I'd go a step further and say that this represents a watershed for Rodriguez. He's always been a talented filmmaker, and the kind of filmmaker whose enthusiasm for the medium shines through in all of his work. I really enjoy his films because they click most of the time, and even when they don't, quite, there's something seductive about the fearless voice of Mr Rodriguez underneath exclaiming Hey, I'm making a movie! But in Planet Terror the greatest satisfaction is how it slowly emerges that Rodriguez is in total control of what looks on the surface like chaos. If you have any love for the grubby charms of exploitation movies, then Planet Terror squeezes more entertainment into every single frame than you would have believed possible. It is in no way a serious film, but it is exactly the film that Mr Rodriguez wanted it to be. He is now a master of the craft.

Tarantino seems to hit a new level in his filmmaking, as well. His installment, Death Proof, has a kind of split personality.

There's a little slice of it that's pure terror suspense, dividing the first half from the second.

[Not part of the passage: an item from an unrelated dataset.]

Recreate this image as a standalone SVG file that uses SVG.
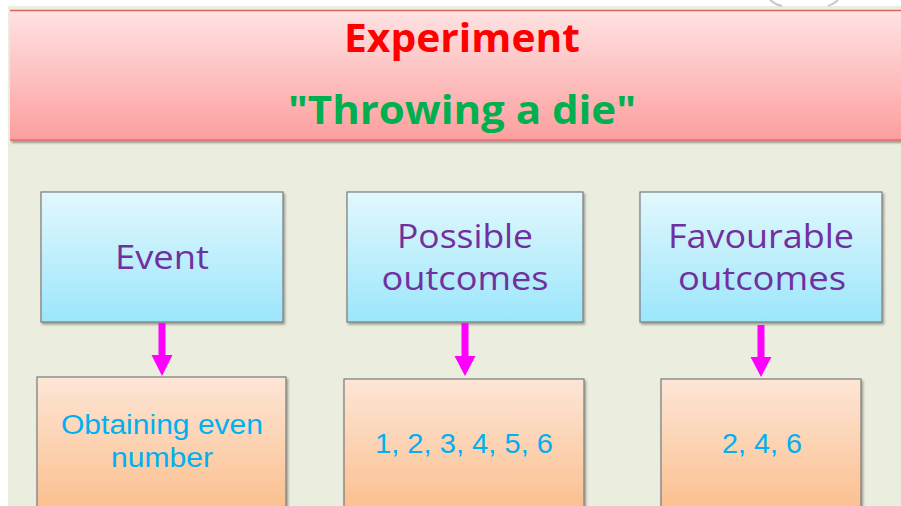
<svg xmlns="http://www.w3.org/2000/svg" width="901" height="506" viewBox="0 0 901 506">
<defs>
<linearGradient id="gHead" x1="0" y1="0" x2="0" y2="1"><stop offset="0" stop-color="#ffe3e3"/><stop offset="1" stop-color="#fd9e9e"/></linearGradient>
<linearGradient id="gBlue" x1="0" y1="0" x2="0" y2="1"><stop offset="0" stop-color="#e2f8fd"/><stop offset="1" stop-color="#9ce6fb"/></linearGradient>
<linearGradient id="gOrange" x1="0" y1="0" x2="0" y2="1"><stop offset="0" stop-color="#fde6d6"/><stop offset="1" stop-color="#fbbd8a"/></linearGradient>
<filter id="sh" x="-5%" y="-5%" width="115%" height="120%"><feDropShadow dx="1.5" dy="2" stdDeviation="1.2" flood-color="#000" flood-opacity="0.35"/></filter>
</defs>
<style>
.box{stroke:#7a7a7a;stroke-width:1.2;filter:url(#sh)}
.blue{fill:url(#gBlue)}
.orange{fill:url(#gOrange)}
.top{font-family:"Open Sans","Liberation Sans",sans-serif;font-size:33px;fill:#7030a0;text-anchor:middle}
.bot{font-family:"Liberation Sans",sans-serif;font-size:27px;fill:#00b0f0;text-anchor:middle}
.arrow{fill:#ff00ff}
</style>
<rect x="0" y="0" width="901" height="506" fill="#ffffff"/>
<rect x="8" y="6" width="893" height="500" fill="#ebeedf"/>
<path d="M770 0 Q776 5 782 6 M828 6 Q834 4 838 0" stroke="#c8c8c8" stroke-width="2" fill="none"/>
<g id="header">
<rect x="10" y="10" width="891" height="131" fill="url(#gHead)" filter="url(#sh)"/>
<line x1="10" y1="10.5" x2="901" y2="10.5" stroke="#e06060" stroke-width="1.5"/>
<line x1="10" y1="140" x2="901" y2="140" stroke="#d87070" stroke-width="1.5"/>
<text x="462" y="52" font-family="Open Sans,Liberation Sans,sans-serif" font-weight="bold" font-size="40" fill="#ff0000" text-anchor="middle" textLength="236" lengthAdjust="spacingAndGlyphs">Experiment</text>
<text x="462" y="124" font-family="Open Sans,Liberation Sans,sans-serif" font-weight="bold" font-size="40" fill="#00b050" text-anchor="middle" textLength="348" lengthAdjust="spacingAndGlyphs">"Throwing a die"</text>
</g>
<g id="event">
<rect class="box blue" x="41" y="192" width="242" height="130"/>
<text class="top" x="162" y="269" textLength="94" lengthAdjust="spacingAndGlyphs">Event</text>
</g>
<g id="possible">
<rect class="box blue" x="347" y="192" width="236" height="130"/>
<text class="top" x="465" y="248" textLength="136" lengthAdjust="spacingAndGlyphs">Possible</text>
<text class="top" x="465" y="290" textLength="167" lengthAdjust="spacingAndGlyphs">outcomes</text>
</g>
<g id="favourable">
<rect class="box blue" x="640" y="192" width="242" height="130"/>
<text class="top" x="761" y="248" textLength="186" lengthAdjust="spacingAndGlyphs">Favourable</text>
<text class="top" x="762" y="290" textLength="168" lengthAdjust="spacingAndGlyphs">outcomes</text>
</g>
<g id="obtaining">
<rect class="box orange" x="37" y="377" width="249" height="140"/>
<text class="bot" x="162" y="434" textLength="202" lengthAdjust="spacingAndGlyphs">Obtaining even</text>
<text class="bot" x="162" y="467" textLength="102" lengthAdjust="spacingAndGlyphs">number</text>
</g>
<g id="all">
<rect class="box orange" x="344" y="379" width="240" height="140"/>
<text class="bot" x="464" y="453" textLength="178" lengthAdjust="spacingAndGlyphs">1, 2, 3, 4, 5, 6</text>
</g>
<g id="even">
<rect class="box orange" x="661" y="379" width="200" height="140"/>
<text class="bot" x="762" y="453" textLength="80" lengthAdjust="spacingAndGlyphs">2, 4, 6</text>
</g>
<g id="connectors">
<path class="arrow" d="M158.5 323 H165.5 V355 H172.5 L162 376 L151.5 355 H158.5 Z"/>
<path class="arrow" d="M461.5 323 H468.5 V356 H475.5 L465 376 L454.5 356 H461.5 Z"/>
<path class="arrow" d="M757.5 325 H764.5 V357 H771.5 L761 377 L750.5 357 H757.5 Z"/>
</g>
</svg>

Then there's the long final set piece of the movie, a dazzling car chase. And it is truly dazzling; I keep thinking that I've had it with car chases, and every three or four years someone comes along and shows me that actually, there's still life in that old trick. This is one of those times.

That brief description makes things sound more conventional than they are. In retrospect, it makes Kill Bill look like an elaborate film school exercise, in which Tarantino refined his ability to do various styles of action. A gunfight, a sword fight, a training flashback, a mass meleé, a kung fu wire fight, and so on, spackled together with the character dialogue he already knew how to do. In Death Proof he shows that he can now shake up a cocktail of styles, giving us two parts car chase, one part slasher killer, one part tequila, with a splash of comedy.

But even more interesting is the other 70% of the movie which is just dialogue, most of it women sitting around a table or driving around in cars, telling stories and bullshitting about stuff. It's funny, sexy, and affirming of the pleasures of ordinary life, spending time talking with friends.

Yeah, most of the movie is women talking. Let that sink in a second. How many movies like that do you get to see? Remember Alison Bechdel's rule from Dykes to Watch Out For, commonly known as the Mo Movie Measure.

I only go to a movie if it satisfies three basic requirements.
  1. It has to have at least two women in it who ...
  2. talk to each other ...
  3. ... about something besides a man.

Death Proof passes this test, in spades. Because, it becomes clear watching it, Tarantino loves women in a way that I find is characteristic of dorky, verbal guys who have (finally) gotten past their adolescent frustrations. To write and direct dialogue like in Death Proof you have to have listened to women, listened a lot, listened attentively, and cared about what you heard. I sat there thinking, this is the guy who could direct a film adaptation of Jaime Hernandez' Locas stories from Love and Rockets.

Now it's hardly unconventional for a male director to point a camera at actresses with a lover's eye. And it's hardly a direct-hit feminist victory for a man to gather a group of gorgeous actresses and give them a script to read of them telling jokes and talking dirty. And further, Tarantino is still delivering to spec on an exploitation film, so he lingers unashamedly over his actresses' physicality ... including, if you know to look for Mr Tarantino's little fetish, their bare feet.

But his camera does not deliver us fantasy bimbos, made up and plucked and polished into some plastic android femininity. They're not “sexy” like antiseptic starlets, they're sexy like the women you know. They're earthy and fleshy and real and possessed of their own voices. Having that delivered by a male director, wrapped in a genre movie, may not be Final Feminist Victory, but it is a feminist victory, and it suits my tastes just fine.